> [GIVEN DATA]:
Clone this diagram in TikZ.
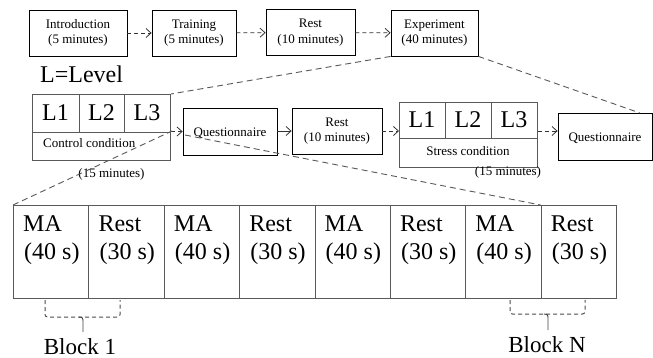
--
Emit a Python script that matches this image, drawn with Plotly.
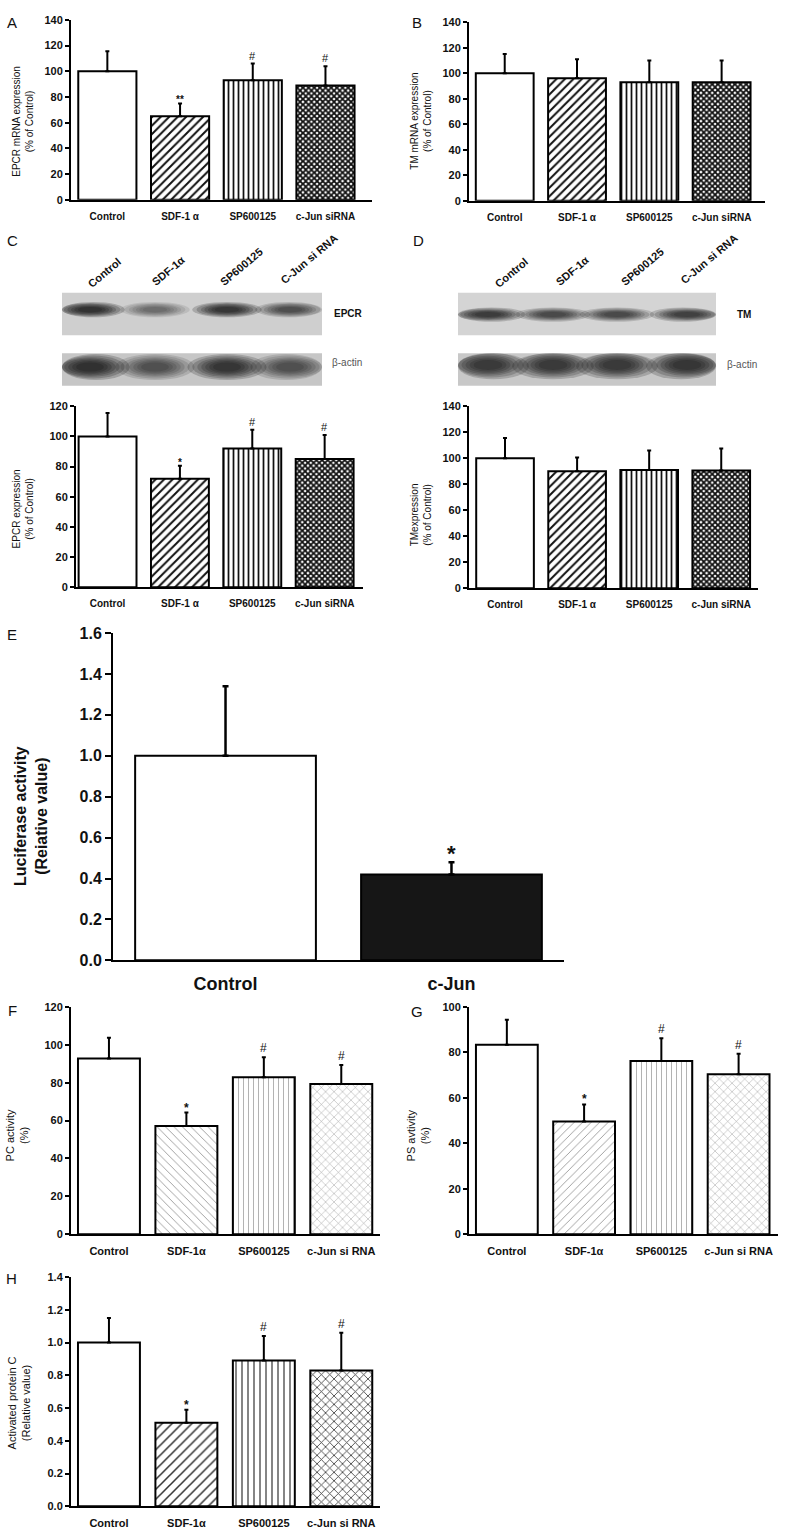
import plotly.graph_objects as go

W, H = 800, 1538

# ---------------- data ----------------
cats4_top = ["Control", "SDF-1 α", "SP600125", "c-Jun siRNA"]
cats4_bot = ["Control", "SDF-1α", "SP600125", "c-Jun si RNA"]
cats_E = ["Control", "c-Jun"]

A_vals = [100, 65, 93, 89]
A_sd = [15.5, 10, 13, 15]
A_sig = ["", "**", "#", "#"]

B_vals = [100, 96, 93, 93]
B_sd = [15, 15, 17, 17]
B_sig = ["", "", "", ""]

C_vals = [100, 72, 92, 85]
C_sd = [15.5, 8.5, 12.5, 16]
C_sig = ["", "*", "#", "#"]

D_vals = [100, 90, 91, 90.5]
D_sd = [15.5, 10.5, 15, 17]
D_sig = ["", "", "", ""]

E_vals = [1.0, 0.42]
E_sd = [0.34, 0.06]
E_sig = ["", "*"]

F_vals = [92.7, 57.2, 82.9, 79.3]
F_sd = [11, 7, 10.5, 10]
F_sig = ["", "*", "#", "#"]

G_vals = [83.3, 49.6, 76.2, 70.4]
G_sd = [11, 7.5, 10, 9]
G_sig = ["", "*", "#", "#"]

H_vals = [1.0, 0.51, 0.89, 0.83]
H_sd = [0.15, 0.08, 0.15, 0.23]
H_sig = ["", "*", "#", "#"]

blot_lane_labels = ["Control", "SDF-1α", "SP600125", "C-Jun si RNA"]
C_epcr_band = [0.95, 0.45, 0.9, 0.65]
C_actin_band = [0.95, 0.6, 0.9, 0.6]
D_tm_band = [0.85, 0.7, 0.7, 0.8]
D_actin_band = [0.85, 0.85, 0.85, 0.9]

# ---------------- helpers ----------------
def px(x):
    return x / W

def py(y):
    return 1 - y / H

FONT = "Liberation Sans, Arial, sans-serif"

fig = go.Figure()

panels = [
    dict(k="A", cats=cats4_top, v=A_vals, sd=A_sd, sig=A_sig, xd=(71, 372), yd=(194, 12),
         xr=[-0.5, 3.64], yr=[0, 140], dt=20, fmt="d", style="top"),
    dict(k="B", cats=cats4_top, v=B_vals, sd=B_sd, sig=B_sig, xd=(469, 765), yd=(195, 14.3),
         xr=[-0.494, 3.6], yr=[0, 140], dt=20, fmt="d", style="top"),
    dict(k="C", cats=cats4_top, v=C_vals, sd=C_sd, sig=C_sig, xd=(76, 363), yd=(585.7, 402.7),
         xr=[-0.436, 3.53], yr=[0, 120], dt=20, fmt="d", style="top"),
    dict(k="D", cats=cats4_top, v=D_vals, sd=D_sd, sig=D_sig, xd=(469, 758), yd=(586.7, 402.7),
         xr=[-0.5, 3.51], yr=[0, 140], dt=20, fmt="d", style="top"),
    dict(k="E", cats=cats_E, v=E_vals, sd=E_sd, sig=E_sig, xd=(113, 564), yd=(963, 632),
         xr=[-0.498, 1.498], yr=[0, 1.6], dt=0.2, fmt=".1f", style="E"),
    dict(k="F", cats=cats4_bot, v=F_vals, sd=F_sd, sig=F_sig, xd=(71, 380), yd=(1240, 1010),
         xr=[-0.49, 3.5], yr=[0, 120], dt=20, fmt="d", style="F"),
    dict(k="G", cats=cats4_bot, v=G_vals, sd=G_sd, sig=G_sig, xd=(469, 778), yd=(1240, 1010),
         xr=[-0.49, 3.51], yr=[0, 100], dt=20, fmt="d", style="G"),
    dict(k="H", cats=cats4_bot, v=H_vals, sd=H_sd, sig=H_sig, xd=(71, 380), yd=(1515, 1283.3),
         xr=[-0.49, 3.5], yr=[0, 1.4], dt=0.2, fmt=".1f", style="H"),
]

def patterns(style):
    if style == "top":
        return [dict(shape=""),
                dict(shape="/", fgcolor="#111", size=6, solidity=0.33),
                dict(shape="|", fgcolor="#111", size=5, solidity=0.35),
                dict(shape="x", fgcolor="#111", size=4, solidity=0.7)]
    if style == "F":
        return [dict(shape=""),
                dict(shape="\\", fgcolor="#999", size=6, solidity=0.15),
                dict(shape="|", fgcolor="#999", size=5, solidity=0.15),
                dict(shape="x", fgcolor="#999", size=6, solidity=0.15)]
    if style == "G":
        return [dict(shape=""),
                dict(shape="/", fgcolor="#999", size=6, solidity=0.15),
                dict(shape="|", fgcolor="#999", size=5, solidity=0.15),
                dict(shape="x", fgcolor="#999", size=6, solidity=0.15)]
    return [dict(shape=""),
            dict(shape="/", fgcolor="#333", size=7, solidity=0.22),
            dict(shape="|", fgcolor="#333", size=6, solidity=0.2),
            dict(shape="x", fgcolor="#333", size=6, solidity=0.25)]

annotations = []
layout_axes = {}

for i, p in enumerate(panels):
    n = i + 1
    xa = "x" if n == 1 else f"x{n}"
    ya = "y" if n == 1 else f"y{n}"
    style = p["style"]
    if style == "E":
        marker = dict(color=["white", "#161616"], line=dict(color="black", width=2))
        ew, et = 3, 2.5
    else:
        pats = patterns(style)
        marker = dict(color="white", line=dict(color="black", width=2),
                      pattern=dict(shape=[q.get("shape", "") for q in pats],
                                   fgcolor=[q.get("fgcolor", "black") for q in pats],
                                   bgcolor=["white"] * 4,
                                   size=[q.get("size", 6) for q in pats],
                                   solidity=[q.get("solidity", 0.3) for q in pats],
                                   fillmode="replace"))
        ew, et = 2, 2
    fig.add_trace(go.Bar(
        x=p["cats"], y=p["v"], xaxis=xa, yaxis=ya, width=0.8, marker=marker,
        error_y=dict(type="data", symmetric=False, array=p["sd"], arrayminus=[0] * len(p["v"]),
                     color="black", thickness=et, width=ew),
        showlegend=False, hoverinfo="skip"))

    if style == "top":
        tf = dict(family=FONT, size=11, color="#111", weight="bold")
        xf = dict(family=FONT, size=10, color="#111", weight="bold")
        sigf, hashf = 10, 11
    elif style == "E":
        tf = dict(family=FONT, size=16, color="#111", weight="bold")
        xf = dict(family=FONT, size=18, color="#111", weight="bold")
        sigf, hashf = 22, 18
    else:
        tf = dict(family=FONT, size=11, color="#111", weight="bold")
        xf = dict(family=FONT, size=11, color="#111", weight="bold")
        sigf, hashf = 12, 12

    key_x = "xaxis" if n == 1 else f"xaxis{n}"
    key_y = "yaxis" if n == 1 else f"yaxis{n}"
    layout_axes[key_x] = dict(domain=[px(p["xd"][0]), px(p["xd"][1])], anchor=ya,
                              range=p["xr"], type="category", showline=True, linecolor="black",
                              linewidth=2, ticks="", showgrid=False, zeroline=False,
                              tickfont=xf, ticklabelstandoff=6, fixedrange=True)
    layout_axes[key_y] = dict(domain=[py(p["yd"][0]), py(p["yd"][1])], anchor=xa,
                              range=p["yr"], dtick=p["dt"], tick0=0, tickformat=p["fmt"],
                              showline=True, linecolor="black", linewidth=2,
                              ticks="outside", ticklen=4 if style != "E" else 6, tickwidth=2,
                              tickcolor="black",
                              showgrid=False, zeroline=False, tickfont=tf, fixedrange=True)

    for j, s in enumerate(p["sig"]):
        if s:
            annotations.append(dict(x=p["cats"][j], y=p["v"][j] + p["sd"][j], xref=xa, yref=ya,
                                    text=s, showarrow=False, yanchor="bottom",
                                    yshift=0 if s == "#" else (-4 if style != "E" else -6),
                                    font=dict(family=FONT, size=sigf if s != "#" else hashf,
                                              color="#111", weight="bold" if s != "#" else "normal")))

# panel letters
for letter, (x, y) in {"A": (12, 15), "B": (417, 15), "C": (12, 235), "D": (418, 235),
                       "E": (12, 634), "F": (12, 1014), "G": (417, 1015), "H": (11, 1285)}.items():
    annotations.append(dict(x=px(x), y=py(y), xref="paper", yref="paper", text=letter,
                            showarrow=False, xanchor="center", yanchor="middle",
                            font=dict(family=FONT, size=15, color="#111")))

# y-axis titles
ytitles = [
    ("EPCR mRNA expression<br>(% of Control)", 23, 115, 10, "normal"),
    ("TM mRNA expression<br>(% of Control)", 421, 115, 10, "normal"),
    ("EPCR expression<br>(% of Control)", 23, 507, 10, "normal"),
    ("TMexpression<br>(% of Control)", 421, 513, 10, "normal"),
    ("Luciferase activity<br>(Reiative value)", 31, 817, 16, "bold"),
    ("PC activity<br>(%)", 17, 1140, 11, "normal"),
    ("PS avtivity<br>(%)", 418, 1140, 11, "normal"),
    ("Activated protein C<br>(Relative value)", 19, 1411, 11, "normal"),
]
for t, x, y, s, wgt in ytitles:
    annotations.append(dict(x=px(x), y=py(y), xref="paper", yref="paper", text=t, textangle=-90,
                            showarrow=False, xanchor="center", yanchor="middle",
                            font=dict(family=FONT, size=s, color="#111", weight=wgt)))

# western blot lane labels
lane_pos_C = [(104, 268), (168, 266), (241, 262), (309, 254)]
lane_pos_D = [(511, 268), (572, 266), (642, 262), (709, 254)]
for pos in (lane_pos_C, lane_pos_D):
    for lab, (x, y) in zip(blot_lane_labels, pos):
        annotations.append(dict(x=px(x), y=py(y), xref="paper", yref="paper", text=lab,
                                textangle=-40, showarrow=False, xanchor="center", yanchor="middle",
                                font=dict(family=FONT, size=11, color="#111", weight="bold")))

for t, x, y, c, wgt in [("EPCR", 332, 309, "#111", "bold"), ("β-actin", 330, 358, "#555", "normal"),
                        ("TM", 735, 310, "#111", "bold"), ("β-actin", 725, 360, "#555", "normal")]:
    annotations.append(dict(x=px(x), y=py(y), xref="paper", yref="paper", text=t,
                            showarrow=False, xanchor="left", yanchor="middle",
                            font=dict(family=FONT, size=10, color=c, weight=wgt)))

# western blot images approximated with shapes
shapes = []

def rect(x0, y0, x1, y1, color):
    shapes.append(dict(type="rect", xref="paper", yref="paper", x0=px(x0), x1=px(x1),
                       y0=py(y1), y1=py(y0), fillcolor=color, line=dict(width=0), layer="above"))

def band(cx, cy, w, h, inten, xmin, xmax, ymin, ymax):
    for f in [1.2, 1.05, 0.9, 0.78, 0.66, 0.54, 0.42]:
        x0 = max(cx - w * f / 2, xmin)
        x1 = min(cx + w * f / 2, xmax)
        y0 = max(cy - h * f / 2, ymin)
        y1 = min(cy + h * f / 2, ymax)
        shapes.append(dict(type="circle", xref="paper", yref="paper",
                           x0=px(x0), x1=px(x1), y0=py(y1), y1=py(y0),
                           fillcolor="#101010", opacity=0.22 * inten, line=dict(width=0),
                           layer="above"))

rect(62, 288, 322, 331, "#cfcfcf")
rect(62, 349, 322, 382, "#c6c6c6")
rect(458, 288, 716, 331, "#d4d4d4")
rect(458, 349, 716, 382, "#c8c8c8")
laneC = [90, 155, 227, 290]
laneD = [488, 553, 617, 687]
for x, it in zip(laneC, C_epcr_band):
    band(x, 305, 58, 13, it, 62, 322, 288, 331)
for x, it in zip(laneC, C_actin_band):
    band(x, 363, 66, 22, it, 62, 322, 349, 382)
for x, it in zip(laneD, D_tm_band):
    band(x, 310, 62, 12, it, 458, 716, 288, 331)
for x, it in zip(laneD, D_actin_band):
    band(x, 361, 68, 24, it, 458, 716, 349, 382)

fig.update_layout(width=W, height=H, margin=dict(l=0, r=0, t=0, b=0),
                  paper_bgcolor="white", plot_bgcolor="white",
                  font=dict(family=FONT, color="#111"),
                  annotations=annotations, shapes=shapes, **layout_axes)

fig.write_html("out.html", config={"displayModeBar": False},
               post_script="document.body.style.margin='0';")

> [DIRECTION]: Quote exactly what appears from the line containing "Emit a Python" through the line containing "fig = go.Figure()", both included, except for the pictures, and nothing more.

> [EXPECTED ANSWER]:
Emit a Python script that matches this image, drawn with Plotly.
import plotly.graph_objects as go

W, H = 800, 1538

# ---------------- data ----------------
cats4_top = ["Control", "SDF-1 α", "SP600125", "c-Jun siRNA"]
cats4_bot = ["Control", "SDF-1α", "SP600125", "c-Jun si RNA"]
cats_E = ["Control", "c-Jun"]

A_vals = [100, 65, 93, 89]
A_sd = [15.5, 10, 13, 15]
A_sig = ["", "**", "#", "#"]

B_vals = [100, 96, 93, 93]
B_sd = [15, 15, 17, 17]
B_sig = ["", "", "", ""]

C_vals = [100, 72, 92, 85]
C_sd = [15.5, 8.5, 12.5, 16]
C_sig = ["", "*", "#", "#"]

D_vals = [100, 90, 91, 90.5]
D_sd = [15.5, 10.5, 15, 17]
D_sig = ["", "", "", ""]

E_vals = [1.0, 0.42]
E_sd = [0.34, 0.06]
E_sig = ["", "*"]

F_vals = [92.7, 57.2, 82.9, 79.3]
F_sd = [11, 7, 10.5, 10]
F_sig = ["", "*", "#", "#"]

G_vals = [83.3, 49.6, 76.2, 70.4]
G_sd = [11, 7.5, 10, 9]
G_sig = ["", "*", "#", "#"]

H_vals = [1.0, 0.51, 0.89, 0.83]
H_sd = [0.15, 0.08, 0.15, 0.23]
H_sig = ["", "*", "#", "#"]

blot_lane_labels = ["Control", "SDF-1α", "SP600125", "C-Jun si RNA"]
C_epcr_band = [0.95, 0.45, 0.9, 0.65]
C_actin_band = [0.95, 0.6, 0.9, 0.6]
D_tm_band = [0.85, 0.7, 0.7, 0.8]
D_actin_band = [0.85, 0.85, 0.85, 0.9]

# ---------------- helpers ----------------
def px(x):
    return x / W

def py(y):
    return 1 - y / H

FONT = "Liberation Sans, Arial, sans-serif"

fig = go.Figure()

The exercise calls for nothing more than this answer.